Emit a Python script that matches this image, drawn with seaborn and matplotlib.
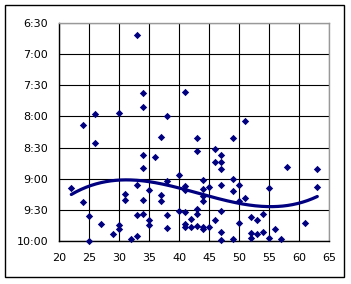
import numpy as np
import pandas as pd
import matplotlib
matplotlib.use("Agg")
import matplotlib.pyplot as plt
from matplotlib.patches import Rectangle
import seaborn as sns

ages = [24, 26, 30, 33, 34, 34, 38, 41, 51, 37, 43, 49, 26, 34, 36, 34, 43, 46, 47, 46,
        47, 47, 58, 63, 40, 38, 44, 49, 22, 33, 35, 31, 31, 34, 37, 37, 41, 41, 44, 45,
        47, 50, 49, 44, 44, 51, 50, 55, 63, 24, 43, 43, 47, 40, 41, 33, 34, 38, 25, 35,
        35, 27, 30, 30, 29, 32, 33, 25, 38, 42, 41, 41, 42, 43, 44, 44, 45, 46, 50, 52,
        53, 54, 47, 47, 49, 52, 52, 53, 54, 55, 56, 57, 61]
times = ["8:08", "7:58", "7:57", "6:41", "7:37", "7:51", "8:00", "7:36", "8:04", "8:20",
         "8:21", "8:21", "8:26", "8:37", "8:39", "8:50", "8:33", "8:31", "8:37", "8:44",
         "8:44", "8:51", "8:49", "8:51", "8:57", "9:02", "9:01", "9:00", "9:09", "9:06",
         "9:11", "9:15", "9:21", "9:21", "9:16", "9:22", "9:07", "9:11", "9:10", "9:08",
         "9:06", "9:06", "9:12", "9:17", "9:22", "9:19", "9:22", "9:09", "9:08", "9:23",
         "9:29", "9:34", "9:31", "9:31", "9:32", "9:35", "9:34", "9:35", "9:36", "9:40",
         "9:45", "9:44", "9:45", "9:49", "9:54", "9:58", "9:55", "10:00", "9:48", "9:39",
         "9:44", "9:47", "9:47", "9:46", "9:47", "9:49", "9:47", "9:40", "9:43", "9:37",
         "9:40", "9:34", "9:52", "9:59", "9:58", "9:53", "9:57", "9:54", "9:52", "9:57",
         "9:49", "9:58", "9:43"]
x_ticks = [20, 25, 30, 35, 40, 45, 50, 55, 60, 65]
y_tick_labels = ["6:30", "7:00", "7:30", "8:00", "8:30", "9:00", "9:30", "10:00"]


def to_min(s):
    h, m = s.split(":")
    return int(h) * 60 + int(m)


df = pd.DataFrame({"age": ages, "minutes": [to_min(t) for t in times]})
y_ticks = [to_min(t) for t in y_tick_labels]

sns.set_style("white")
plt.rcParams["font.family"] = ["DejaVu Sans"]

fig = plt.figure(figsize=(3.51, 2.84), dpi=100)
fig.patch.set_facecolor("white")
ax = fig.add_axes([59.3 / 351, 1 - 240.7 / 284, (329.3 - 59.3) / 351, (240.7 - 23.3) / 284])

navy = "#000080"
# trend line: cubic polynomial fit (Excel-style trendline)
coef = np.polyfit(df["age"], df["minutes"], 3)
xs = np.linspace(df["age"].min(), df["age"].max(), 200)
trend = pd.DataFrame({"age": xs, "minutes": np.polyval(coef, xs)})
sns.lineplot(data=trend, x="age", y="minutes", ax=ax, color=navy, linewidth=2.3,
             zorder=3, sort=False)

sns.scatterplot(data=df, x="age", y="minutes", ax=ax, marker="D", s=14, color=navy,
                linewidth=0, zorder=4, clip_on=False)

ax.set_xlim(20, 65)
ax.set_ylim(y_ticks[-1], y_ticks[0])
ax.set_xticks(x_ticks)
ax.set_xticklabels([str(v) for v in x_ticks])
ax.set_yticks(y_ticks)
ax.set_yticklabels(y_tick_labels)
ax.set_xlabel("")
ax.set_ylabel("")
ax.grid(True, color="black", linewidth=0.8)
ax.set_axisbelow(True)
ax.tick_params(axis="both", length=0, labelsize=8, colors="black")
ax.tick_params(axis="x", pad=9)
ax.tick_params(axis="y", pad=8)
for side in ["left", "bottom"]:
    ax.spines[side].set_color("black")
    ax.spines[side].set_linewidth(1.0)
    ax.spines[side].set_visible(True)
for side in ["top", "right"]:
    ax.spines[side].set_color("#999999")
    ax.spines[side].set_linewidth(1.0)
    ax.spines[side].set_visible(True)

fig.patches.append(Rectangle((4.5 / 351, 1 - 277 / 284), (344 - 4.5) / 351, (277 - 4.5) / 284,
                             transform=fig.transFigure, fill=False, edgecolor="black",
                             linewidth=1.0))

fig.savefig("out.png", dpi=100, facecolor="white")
---
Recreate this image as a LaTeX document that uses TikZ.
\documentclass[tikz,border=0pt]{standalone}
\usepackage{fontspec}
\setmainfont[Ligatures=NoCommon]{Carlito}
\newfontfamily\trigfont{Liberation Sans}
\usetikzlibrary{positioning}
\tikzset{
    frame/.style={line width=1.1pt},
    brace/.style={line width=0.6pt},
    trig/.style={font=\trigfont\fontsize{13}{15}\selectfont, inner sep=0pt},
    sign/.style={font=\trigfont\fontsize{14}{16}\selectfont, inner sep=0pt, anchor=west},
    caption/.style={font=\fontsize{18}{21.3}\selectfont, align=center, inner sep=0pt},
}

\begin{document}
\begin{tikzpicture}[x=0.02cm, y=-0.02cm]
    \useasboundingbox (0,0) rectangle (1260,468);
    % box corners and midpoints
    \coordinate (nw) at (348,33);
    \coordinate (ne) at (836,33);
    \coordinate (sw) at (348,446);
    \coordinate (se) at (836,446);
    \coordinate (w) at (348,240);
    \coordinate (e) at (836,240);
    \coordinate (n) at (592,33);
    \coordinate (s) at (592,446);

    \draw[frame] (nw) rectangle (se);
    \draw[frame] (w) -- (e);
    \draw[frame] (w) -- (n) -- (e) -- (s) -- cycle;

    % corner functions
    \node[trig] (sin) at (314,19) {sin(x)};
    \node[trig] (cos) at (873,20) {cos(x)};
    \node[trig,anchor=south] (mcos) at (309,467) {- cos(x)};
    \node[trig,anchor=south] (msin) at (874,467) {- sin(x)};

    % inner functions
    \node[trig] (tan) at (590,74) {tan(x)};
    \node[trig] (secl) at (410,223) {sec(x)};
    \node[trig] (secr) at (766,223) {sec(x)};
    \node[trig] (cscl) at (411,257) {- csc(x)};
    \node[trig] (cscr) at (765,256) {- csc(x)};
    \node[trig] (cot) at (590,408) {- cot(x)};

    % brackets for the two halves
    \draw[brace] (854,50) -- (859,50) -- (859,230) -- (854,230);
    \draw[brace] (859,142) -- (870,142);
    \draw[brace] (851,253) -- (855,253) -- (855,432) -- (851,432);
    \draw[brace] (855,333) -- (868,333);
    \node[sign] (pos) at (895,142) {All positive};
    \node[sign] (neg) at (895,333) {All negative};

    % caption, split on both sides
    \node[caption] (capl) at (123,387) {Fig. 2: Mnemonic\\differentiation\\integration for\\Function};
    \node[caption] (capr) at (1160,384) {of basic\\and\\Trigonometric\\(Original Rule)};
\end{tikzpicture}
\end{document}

What is being asked -
Of the entries above, repeat exactly the lines from the line with "Recreate this image" through the line with "(msin) at (874,467)", both of them included.

Problem solution -
Recreate this image as a LaTeX document that uses TikZ.
\documentclass[tikz,border=0pt]{standalone}
\usepackage{fontspec}
\setmainfont[Ligatures=NoCommon]{Carlito}
\newfontfamily\trigfont{Liberation Sans}
\usetikzlibrary{positioning}
\tikzset{
    frame/.style={line width=1.1pt},
    brace/.style={line width=0.6pt},
    trig/.style={font=\trigfont\fontsize{13}{15}\selectfont, inner sep=0pt},
    sign/.style={font=\trigfont\fontsize{14}{16}\selectfont, inner sep=0pt, anchor=west},
    caption/.style={font=\fontsize{18}{21.3}\selectfont, align=center, inner sep=0pt},
}

\begin{document}
\begin{tikzpicture}[x=0.02cm, y=-0.02cm]
    \useasboundingbox (0,0) rectangle (1260,468);
    % box corners and midpoints
    \coordinate (nw) at (348,33);
    \coordinate (ne) at (836,33);
    \coordinate (sw) at (348,446);
    \coordinate (se) at (836,446);
    \coordinate (w) at (348,240);
    \coordinate (e) at (836,240);
    \coordinate (n) at (592,33);
    \coordinate (s) at (592,446);

    \draw[frame] (nw) rectangle (se);
    \draw[frame] (w) -- (e);
    \draw[frame] (w) -- (n) -- (e) -- (s) -- cycle;

    % corner functions
    \node[trig] (sin) at (314,19) {sin(x)};
    \node[trig] (cos) at (873,20) {cos(x)};
    \node[trig,anchor=south] (mcos) at (309,467) {- cos(x)};
    \node[trig,anchor=south] (msin) at (874,467) {- sin(x)};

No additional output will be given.